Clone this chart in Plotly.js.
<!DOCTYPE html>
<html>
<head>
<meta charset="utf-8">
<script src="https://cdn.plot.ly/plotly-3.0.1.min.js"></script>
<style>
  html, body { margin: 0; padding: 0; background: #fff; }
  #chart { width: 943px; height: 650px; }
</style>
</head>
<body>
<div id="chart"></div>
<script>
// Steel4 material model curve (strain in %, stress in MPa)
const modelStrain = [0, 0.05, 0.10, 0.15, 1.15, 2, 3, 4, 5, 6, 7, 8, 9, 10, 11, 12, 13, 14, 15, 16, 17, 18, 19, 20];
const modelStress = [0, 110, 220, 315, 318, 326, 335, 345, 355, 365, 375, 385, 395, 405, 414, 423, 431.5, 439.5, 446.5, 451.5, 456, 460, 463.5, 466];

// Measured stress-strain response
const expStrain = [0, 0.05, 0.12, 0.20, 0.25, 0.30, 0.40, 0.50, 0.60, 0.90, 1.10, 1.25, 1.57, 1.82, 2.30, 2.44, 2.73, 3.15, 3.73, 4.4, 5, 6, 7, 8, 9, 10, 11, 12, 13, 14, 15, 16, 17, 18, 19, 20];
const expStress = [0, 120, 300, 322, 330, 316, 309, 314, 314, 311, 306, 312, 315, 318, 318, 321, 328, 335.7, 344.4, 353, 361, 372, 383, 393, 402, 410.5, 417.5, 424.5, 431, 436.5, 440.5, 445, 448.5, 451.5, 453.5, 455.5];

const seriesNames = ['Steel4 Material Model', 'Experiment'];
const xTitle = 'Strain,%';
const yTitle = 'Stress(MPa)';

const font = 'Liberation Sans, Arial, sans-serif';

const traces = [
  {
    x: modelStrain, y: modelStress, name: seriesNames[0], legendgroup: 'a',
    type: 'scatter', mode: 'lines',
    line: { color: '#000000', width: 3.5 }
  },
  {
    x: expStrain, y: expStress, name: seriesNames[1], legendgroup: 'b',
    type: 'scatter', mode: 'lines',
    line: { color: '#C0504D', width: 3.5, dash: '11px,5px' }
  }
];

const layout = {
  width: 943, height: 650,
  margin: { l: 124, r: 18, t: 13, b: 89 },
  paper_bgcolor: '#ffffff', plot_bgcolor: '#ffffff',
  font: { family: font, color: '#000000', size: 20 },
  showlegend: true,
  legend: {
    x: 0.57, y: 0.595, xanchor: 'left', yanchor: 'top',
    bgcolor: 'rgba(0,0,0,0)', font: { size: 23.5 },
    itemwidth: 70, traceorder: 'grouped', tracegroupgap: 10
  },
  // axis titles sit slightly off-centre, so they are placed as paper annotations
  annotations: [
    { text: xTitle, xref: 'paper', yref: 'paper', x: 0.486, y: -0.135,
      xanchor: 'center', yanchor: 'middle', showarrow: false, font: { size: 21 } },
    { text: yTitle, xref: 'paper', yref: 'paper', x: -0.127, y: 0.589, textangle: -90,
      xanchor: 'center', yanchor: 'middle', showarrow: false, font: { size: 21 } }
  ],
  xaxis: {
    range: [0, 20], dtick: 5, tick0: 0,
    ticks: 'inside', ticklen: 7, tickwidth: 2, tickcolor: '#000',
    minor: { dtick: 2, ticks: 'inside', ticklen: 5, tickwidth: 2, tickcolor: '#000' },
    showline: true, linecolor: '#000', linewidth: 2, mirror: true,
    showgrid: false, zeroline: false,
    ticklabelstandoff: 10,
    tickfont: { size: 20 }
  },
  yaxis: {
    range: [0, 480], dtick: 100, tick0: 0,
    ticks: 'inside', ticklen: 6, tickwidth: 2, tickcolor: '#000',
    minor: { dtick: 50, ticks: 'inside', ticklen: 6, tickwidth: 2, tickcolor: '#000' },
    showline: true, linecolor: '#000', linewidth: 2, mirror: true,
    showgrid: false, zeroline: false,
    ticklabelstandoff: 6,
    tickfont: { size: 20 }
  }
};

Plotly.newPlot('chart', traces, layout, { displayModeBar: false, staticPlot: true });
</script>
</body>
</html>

[What you have to do]
Output the lines above verbatim and in full.

[Output]
Clone this chart in Plotly.js.
<!DOCTYPE html>
<html>
<head>
<meta charset="utf-8">
<script src="https://cdn.plot.ly/plotly-3.0.1.min.js"></script>
<style>
  html, body { margin: 0; padding: 0; background: #fff; }
  #chart { width: 943px; height: 650px; }
</style>
</head>
<body>
<div id="chart"></div>
<script>
// Steel4 material model curve (strain in %, stress in MPa)
const modelStrain = [0, 0.05, 0.10, 0.15, 1.15, 2, 3, 4, 5, 6, 7, 8, 9, 10, 11, 12, 13, 14, 15, 16, 17, 18, 19, 20];
const modelStress = [0, 110, 220, 315, 318, 326, 335, 345, 355, 365, 375, 385, 395, 405, 414, 423, 431.5, 439.5, 446.5, 451.5, 456, 460, 463.5, 466];

// Measured stress-strain response
const expStrain = [0, 0.05, 0.12, 0.20, 0.25, 0.30, 0.40, 0.50, 0.60, 0.90, 1.10, 1.25, 1.57, 1.82, 2.30, 2.44, 2.73, 3.15, 3.73, 4.4, 5, 6, 7, 8, 9, 10, 11, 12, 13, 14, 15, 16, 17, 18, 19, 20];
const expStress = [0, 120, 300, 322, 330, 316, 309, 314, 314, 311, 306, 312, 315, 318, 318, 321, 328, 335.7, 344.4, 353, 361, 372, 383, 393, 402, 410.5, 417.5, 424.5, 431, 436.5, 440.5, 445, 448.5, 451.5, 453.5, 455.5];

const seriesNames = ['Steel4 Material Model', 'Experiment'];
const xTitle = 'Strain,%';
const yTitle = 'Stress(MPa)';

const font = 'Liberation Sans, Arial, sans-serif';

const traces = [
  {
    x: modelStrain, y: modelStress, name: seriesNames[0], legendgroup: 'a',
    type: 'scatter', mode: 'lines',
    line: { color: '#000000', width: 3.5 }
  },
  {
    x: expStrain, y: expStress, name: seriesNames[1], legendgroup: 'b',
    type: 'scatter', mode: 'lines',
    line: { color: '#C0504D', width: 3.5, dash: '11px,5px' }
  }
];

const layout = {
  width: 943, height: 650,
  margin: { l: 124, r: 18, t: 13, b: 89 },
  paper_bgcolor: '#ffffff', plot_bgcolor: '#ffffff',
  font: { family: font, color: '#000000', size: 20 },
  showlegend: true,
  legend: {
    x: 0.57, y: 0.595, xanchor: 'left', yanchor: 'top',
    bgcolor: 'rgba(0,0,0,0)', font: { size: 23.5 },
    itemwidth: 70, traceorder: 'grouped', tracegroupgap: 10
  },
  // axis titles sit slightly off-centre, so they are placed as paper annotations
  annotations: [
    { text: xTitle, xref: 'paper', yref: 'paper', x: 0.486, y: -0.135,
      xanchor: 'center', yanchor: 'middle', showarrow: false, font: { size: 21 } },
    { text: yTitle, xref: 'paper', yref: 'paper', x: -0.127, y: 0.589, textangle: -90,
      xanchor: 'center', yanchor: 'middle', showarrow: false, font: { size: 21 } }
  ],
  xaxis: {
    range: [0, 20], dtick: 5, tick0: 0,
    ticks: 'inside', ticklen: 7, tickwidth: 2, tickcolor: '#000',
    minor: { dtick: 2, ticks: 'inside', ticklen: 5, tickwidth: 2, tickcolor: '#000' },
    showline: true, linecolor: '#000', linewidth: 2, mirror: true,
    showgrid: false, zeroline: false,
    ticklabelstandoff: 10,
    tickfont: { size: 20 }
  },
  yaxis: {
    range: [0, 480], dtick: 100, tick0: 0,
    ticks: 'inside', ticklen: 6, tickwidth: 2, tickcolor: '#000',
    minor: { dtick: 50, ticks: 'inside', ticklen: 6, tickwidth: 2, tickcolor: '#000' },
    showline: true, linecolor: '#000', linewidth: 2, mirror: true,
    showgrid: false, zeroline: false,
    ticklabelstandoff: 6,
    tickfont: { size: 20 }
  }
};

Plotly.newPlot('chart', traces, layout, { displayModeBar: false, staticPlot: true });
</script>
</body>
</html>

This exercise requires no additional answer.